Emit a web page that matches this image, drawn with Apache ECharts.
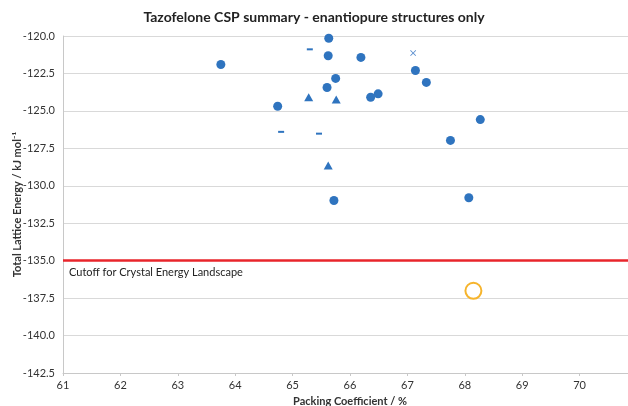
<!DOCTYPE html>
<html>
<head>
<meta charset="utf-8">
<script src="https://cdn.jsdelivr.net/npm/echarts@6/dist/echarts.min.js"></script>
<style>html,body{margin:0;padding:0;background:#fff;}#c{width:628px;height:406px;}</style>
</head>
<body>
<div id="c"></div>
<script>
// Data (packing coefficient %, total lattice energy kJ/mol)
var circlePoints = [
  [65.63, -120.15], [65.62, -121.32], [66.19, -121.43], [63.75, -121.90],
  [67.14, -122.30], [65.75, -122.83], [67.33, -123.10], [65.60, -123.44],
  [66.49, -123.86], [66.36, -124.09], [64.74, -124.69], [68.27, -125.58],
  [67.75, -126.97], [68.07, -130.80], [65.72, -130.98]
];
var trianglePoints = [[65.28, -124.09], [65.76, -124.24], [65.62, -128.64]];
var dashPoints = [[65.30, -120.89], [64.80, -126.40], [65.46, -126.52]];
var crossPoints = [[67.10, -121.14]];
var experimentalPoint = [[68.15, -137.01]];
var cutoffEnergy = -135;
var cutoffLabel = 'Cutoff for Crystal Energy Landscape';
var xTicks = [61, 62, 63, 64, 65, 66, 67, 68, 69, 70, 71];
var yTicks = [-142.5, -140.0, -137.5, -135.0, -132.5, -130.0, -127.5, -125.0, -122.5, -120.0];
var titleText = 'Tazofelone CSP summary - enantiopure structures only';
var xName = 'Packing Coefficient / %';
var yName = 'Total Lattice Energy / kJ mol\u207B\u00B9';

var FONT = 'Lato, "Open Sans", sans-serif';
var BLUE = '#2f74bf';
var chart = echarts.init(document.getElementById('c'), null, {renderer: 'canvas'});
chart.setOption({
  animation: false,
  backgroundColor: '#ffffff',
  title: {
    text: titleText, left: 'center', top: 5,
    textStyle: {fontFamily: FONT, fontWeight: 'bold', fontSize: 14, color: '#222'}
  },
  grid: {left: 63, right: -9, top: 36, bottom: 33, containLabel: false, outerBoundsMode: 'none'},
  xAxis: {
    type: 'value', min: xTicks[0], max: xTicks[xTicks.length - 1], interval: 1,
    name: xName, nameLocation: 'middle', nameGap: 23, nameMoveOverlap: false,
    nameTextStyle: {fontFamily: FONT, fontWeight: 'bold', fontSize: 11, color: '#333'},
    axisLine: {lineStyle: {color: '#c8c8c8'}},
    axisTick: {show: true, length: 3, lineStyle: {color: '#c8c8c8'}},
    axisLabel: {fontFamily: FONT, fontSize: 11, color: '#333', margin: 7,
      showMinLabel: true, showMaxLabel: true, hideOverlap: false},
    splitLine: {show: false}
  },
  yAxis: {
    type: 'value', min: yTicks[0], max: yTicks[yTicks.length - 1], interval: 2.5,
    name: yName, nameLocation: 'middle', nameGap: 40, nameRotate: 90, nameMoveOverlap: false,
    nameTextStyle: {fontFamily: FONT, fontWeight: 'bold', fontSize: 11, color: '#333'},
    axisLine: {show: true, lineStyle: {color: '#c8c8c8'}},
    axisTick: {show: false},
    axisLabel: {fontFamily: FONT, fontSize: 11, color: '#333', margin: 8,
      formatter: function (v) { return v.toFixed(1); }},
    splitLine: {lineStyle: {color: '#d9d9d9', width: 1}}
  },
  series: [
    {type: 'scatter', data: circlePoints, symbol: 'circle', symbolSize: 9,
      itemStyle: {color: BLUE, opacity: 1},
      markLine: {
        silent: true, symbol: ['none', 'none'],
        lineStyle: {color: '#e8252b', width: 2.5, type: 'solid'},
        label: {show: true, position: 'insideStartBottom', formatter: cutoffLabel,
          fontFamily: FONT, fontSize: 11, color: '#222', distance: [6, 6]},
        data: [{yAxis: cutoffEnergy}]
      }
    },
    {type: 'scatter', data: trianglePoints, symbol: 'triangle', symbolSize: [9, 8],
      itemStyle: {color: BLUE, opacity: 1}},
    {type: 'scatter', data: dashPoints, symbol: 'rect', symbolSize: [6, 2],
      itemStyle: {color: BLUE, opacity: 1}},
    {type: 'scatter', data: crossPoints,
      symbol: 'path://M0,1L1,0L5,4L9,0L10,1L6,5L10,9L9,10L5,6L1,10L0,9L4,5Z', symbolSize: 6,
      itemStyle: {color: '#5b8fcf', opacity: 1}},
    {type: 'scatter', data: experimentalPoint, symbol: 'circle', symbolSize: 16,
      itemStyle: {color: 'rgba(255,255,255,0)', borderColor: '#f6b42c', borderWidth: 2, opacity: 1}}
  ]
});
</script>
</body>
</html>
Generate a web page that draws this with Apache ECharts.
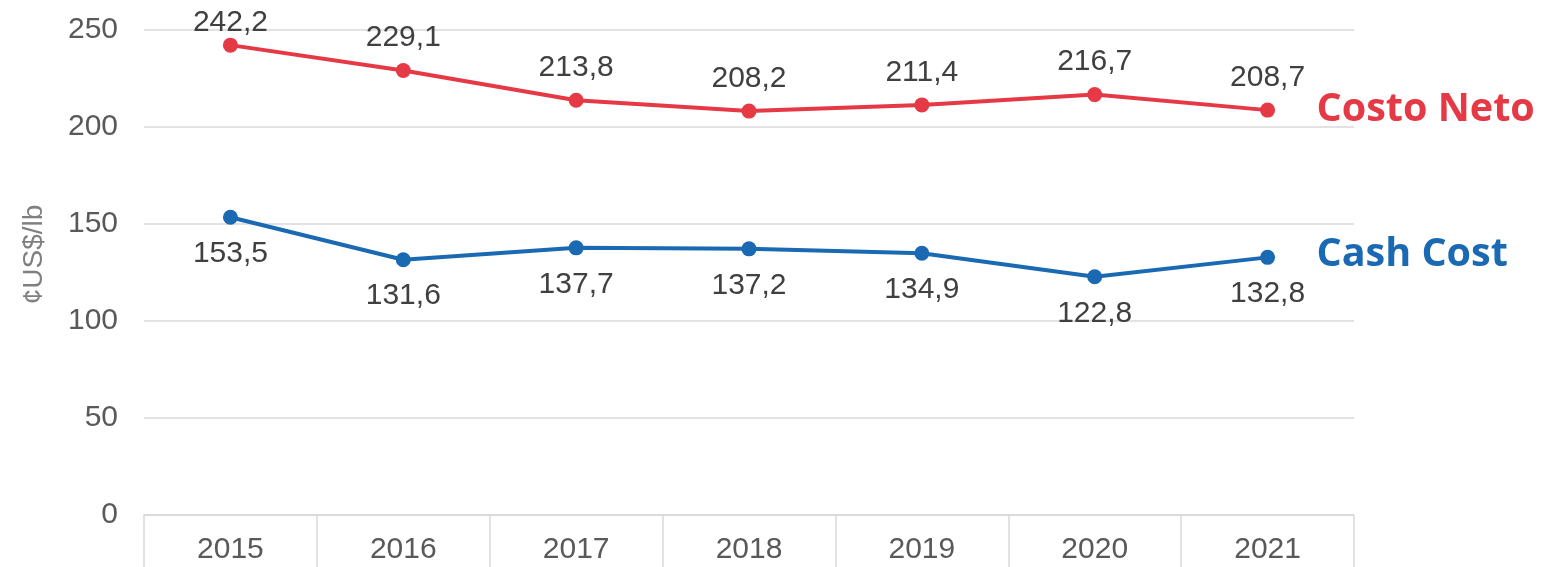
<!DOCTYPE html>
<html>
<head>
<meta charset="utf-8">
<script src="https://cdn.jsdelivr.net/npm/echarts@6/dist/echarts.min.js"></script>
<style>html,body{margin:0;padding:0;background:#fff;}#c{width:1541px;height:567px;}</style>
</head>
<body>
<div id="c"></div>
<script>
var years = ['2015','2016','2017','2018','2019','2020','2021'];
var costoNeto = [242.2, 229.1, 213.8, 208.2, 211.4, 216.7, 208.7];
var cashCost = [153.5, 131.6, 137.7, 137.2, 134.9, 122.8, 132.8];
var seriesNames = ['Costo Neto', 'Cash Cost'];
var yAxisName = '¢US$/lb';

var RED = '#E63946';
var BLUE = '#1A69B3';
var FONT = '"Liberation Sans", Arial, sans-serif';
function fmt(p){ return p.value.toFixed(1).replace('.', ','); }

// first label of the top series sits closer to its point (kept inside the chart top)
var costoNetoData = costoNeto.map(function (v, i) {
  return i === 0 ? { value: v, label: { distance: 0 } } : v;
});

var chart = echarts.init(document.getElementById('c'));
chart.setOption({
  animation: false,
  grid: { left: 144, right: 187, top: 30, bottom: 52, containLabel: false },
  xAxis: {
    type: 'category',
    data: years,
    boundaryGap: true,
    axisLine: { show: true, lineStyle: { color: '#d9d9d9', width: 1.5 } },
    axisTick: { show: true, interval: 0, length: 60, lineStyle: { color: '#d9d9d9', width: 1.5 } },
    axisLabel: { color: '#595959', fontFamily: FONT, fontSize: 30, margin: 20 },
    splitLine: { show: false }
  },
  yAxis: {
    type: 'value',
    min: 0, max: 250, interval: 50,
    name: yAxisName,
    nameLocation: 'middle',
    nameRotate: 90,
    nameGap: 96,
    nameTextStyle: { color: '#7f7f7f', fontFamily: FONT, fontSize: 28, padding: [0, 0, 0, 36] },
    axisLine: { show: false },
    axisTick: { show: false },
    axisLabel: { color: '#595959', fontFamily: FONT, fontSize: 30, margin: 26 },
    splitLine: { lineStyle: { color: '#d9d9d9', width: 1.5 } }
  },
  series: [
    {
      name: seriesNames[0],
      type: 'line',
      data: costoNetoData,
      symbol: 'circle',
      symbolSize: 15,
      lineStyle: { color: RED, width: 4 },
      itemStyle: { color: RED },
      label: { show: true, position: 'top', distance: 10, formatter: fmt, color: '#404040', fontFamily: FONT, fontSize: 30 },
      endLabel: { show: true, formatter: '{a}', color: RED, fontFamily: '"Open Sans", sans-serif', fontWeight: 'bold', fontSize: 39.5, distance: 49 }
    },
    {
      name: seriesNames[1],
      type: 'line',
      data: cashCost,
      symbol: 'circle',
      symbolSize: 15,
      lineStyle: { color: BLUE, width: 4 },
      itemStyle: { color: BLUE },
      label: { show: true, position: 'bottom', distance: 14, formatter: fmt, color: '#404040', fontFamily: FONT, fontSize: 30 },
      endLabel: { show: true, formatter: '{a}', color: BLUE, fontFamily: '"Open Sans", sans-serif', fontWeight: 'bold', fontSize: 39.5, distance: 49, offset: [0, -3] }
    }
  ]
});
</script>
</body>
</html>
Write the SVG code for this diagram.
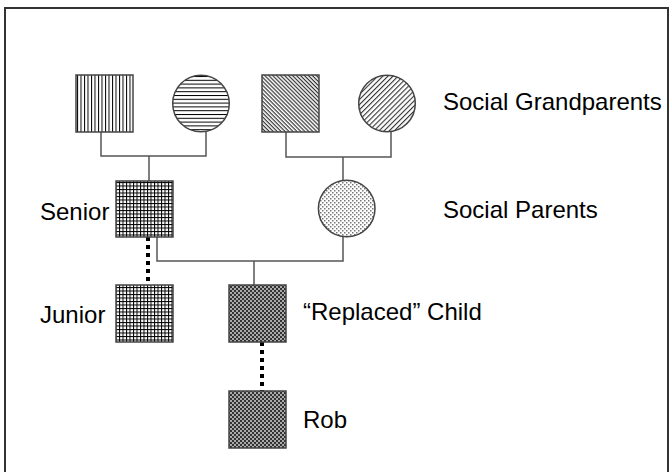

* * * * * * * * *

TASK DIRECTIONS.
Only the lines from the one with "Generate a web" through the one with "var yAxisName = '¢US$/lb';", both included, go in the copy, exactly as written. Leave the pictures behind.

ANSWER TO THE PROBLEM.
Generate a web page that draws this with Apache ECharts.
<!DOCTYPE html>
<html>
<head>
<meta charset="utf-8">
<script src="https://cdn.jsdelivr.net/npm/echarts@6/dist/echarts.min.js"></script>
<style>html,body{margin:0;padding:0;background:#fff;}#c{width:1541px;height:567px;}</style>
</head>
<body>
<div id="c"></div>
<script>
var years = ['2015','2016','2017','2018','2019','2020','2021'];
var costoNeto = [242.2, 229.1, 213.8, 208.2, 211.4, 216.7, 208.7];
var cashCost = [153.5, 131.6, 137.7, 137.2, 134.9, 122.8, 132.8];
var seriesNames = ['Costo Neto', 'Cash Cost'];
var yAxisName = '¢US$/lb';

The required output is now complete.